▶ EXERCISE INSTRUCTIONS: Output the material beneath this task exactly, images excluded.

○ ○ ○ ○

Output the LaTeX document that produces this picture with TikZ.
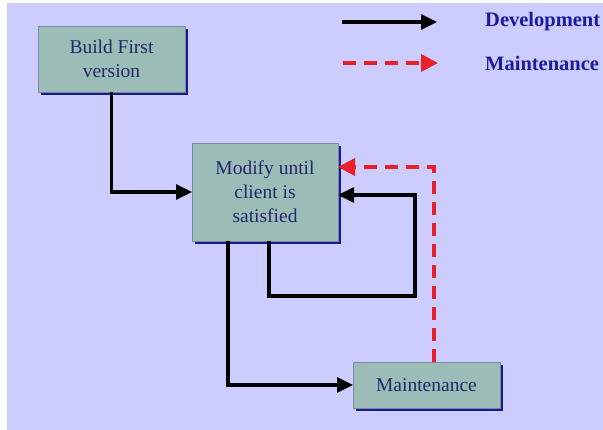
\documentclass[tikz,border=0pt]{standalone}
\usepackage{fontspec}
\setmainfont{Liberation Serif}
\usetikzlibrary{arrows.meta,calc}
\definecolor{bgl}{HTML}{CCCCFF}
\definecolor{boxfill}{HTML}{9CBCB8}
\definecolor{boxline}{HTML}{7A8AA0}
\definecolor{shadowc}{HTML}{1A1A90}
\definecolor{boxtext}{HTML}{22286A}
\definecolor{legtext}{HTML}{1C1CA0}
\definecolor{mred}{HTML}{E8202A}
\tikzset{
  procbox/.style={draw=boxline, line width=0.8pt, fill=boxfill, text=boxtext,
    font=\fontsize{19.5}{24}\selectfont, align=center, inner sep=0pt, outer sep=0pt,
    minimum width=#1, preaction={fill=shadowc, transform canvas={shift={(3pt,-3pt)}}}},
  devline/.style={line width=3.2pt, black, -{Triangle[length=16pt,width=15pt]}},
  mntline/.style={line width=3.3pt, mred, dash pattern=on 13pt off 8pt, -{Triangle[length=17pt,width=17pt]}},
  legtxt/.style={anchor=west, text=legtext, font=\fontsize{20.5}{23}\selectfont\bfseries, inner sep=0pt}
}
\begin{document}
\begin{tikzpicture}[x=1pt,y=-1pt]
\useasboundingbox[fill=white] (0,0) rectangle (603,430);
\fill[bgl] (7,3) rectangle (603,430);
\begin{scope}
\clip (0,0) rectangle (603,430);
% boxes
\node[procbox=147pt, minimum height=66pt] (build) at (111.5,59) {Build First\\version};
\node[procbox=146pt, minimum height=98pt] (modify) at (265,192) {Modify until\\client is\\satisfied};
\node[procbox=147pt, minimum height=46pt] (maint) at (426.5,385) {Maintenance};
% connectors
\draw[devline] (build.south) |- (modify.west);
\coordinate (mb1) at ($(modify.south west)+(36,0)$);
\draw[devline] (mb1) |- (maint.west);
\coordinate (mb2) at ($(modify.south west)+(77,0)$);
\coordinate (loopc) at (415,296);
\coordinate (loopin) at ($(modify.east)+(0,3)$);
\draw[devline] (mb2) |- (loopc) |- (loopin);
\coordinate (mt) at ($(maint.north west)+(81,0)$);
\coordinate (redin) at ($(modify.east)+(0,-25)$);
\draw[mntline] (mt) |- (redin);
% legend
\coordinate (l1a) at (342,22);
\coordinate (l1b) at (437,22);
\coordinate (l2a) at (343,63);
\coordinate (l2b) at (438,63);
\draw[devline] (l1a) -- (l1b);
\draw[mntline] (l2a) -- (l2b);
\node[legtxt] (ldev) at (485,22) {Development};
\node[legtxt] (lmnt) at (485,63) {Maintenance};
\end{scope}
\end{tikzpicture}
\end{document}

○ ○ ○ ○

▶ RESULT BELOW:
Output the LaTeX document that produces this picture with TikZ.
\documentclass[tikz,border=0pt]{standalone}
\usepackage{fontspec}
\setmainfont{Liberation Serif}
\usetikzlibrary{arrows.meta,calc}
\definecolor{bgl}{HTML}{CCCCFF}
\definecolor{boxfill}{HTML}{9CBCB8}
\definecolor{boxline}{HTML}{7A8AA0}
\definecolor{shadowc}{HTML}{1A1A90}
\definecolor{boxtext}{HTML}{22286A}
\definecolor{legtext}{HTML}{1C1CA0}
\definecolor{mred}{HTML}{E8202A}
\tikzset{
  procbox/.style={draw=boxline, line width=0.8pt, fill=boxfill, text=boxtext,
    font=\fontsize{19.5}{24}\selectfont, align=center, inner sep=0pt, outer sep=0pt,
    minimum width=#1, preaction={fill=shadowc, transform canvas={shift={(3pt,-3pt)}}}},
  devline/.style={line width=3.2pt, black, -{Triangle[length=16pt,width=15pt]}},
  mntline/.style={line width=3.3pt, mred, dash pattern=on 13pt off 8pt, -{Triangle[length=17pt,width=17pt]}},
  legtxt/.style={anchor=west, text=legtext, font=\fontsize{20.5}{23}\selectfont\bfseries, inner sep=0pt}
}
\begin{document}
\begin{tikzpicture}[x=1pt,y=-1pt]
\useasboundingbox[fill=white] (0,0) rectangle (603,430);
\fill[bgl] (7,3) rectangle (603,430);
\begin{scope}
\clip (0,0) rectangle (603,430);
% boxes
\node[procbox=147pt, minimum height=66pt] (build) at (111.5,59) {Build First\\version};
\node[procbox=146pt, minimum height=98pt] (modify) at (265,192) {Modify until\\client is\\satisfied};
\node[procbox=147pt, minimum height=46pt] (maint) at (426.5,385) {Maintenance};
% connectors
\draw[devline] (build.south) |- (modify.west);
\coordinate (mb1) at ($(modify.south west)+(36,0)$);
\draw[devline] (mb1) |- (maint.west);
\coordinate (mb2) at ($(modify.south west)+(77,0)$);
\coordinate (loopc) at (415,296);
\coordinate (loopin) at ($(modify.east)+(0,3)$);
\draw[devline] (mb2) |- (loopc) |- (loopin);
\coordinate (mt) at ($(maint.north west)+(81,0)$);
\coordinate (redin) at ($(modify.east)+(0,-25)$);
\draw[mntline] (mt) |- (redin);
% legend
\coordinate (l1a) at (342,22);
\coordinate (l1b) at (437,22);
\coordinate (l2a) at (343,63);
\coordinate (l2b) at (438,63);
\draw[devline] (l1a) -- (l1b);
\draw[mntline] (l2a) -- (l2b);
\node[legtxt] (ldev) at (485,22) {Development};
\node[legtxt] (lmnt) at (485,63) {Maintenance};
\end{scope}
\end{tikzpicture}
\end{document}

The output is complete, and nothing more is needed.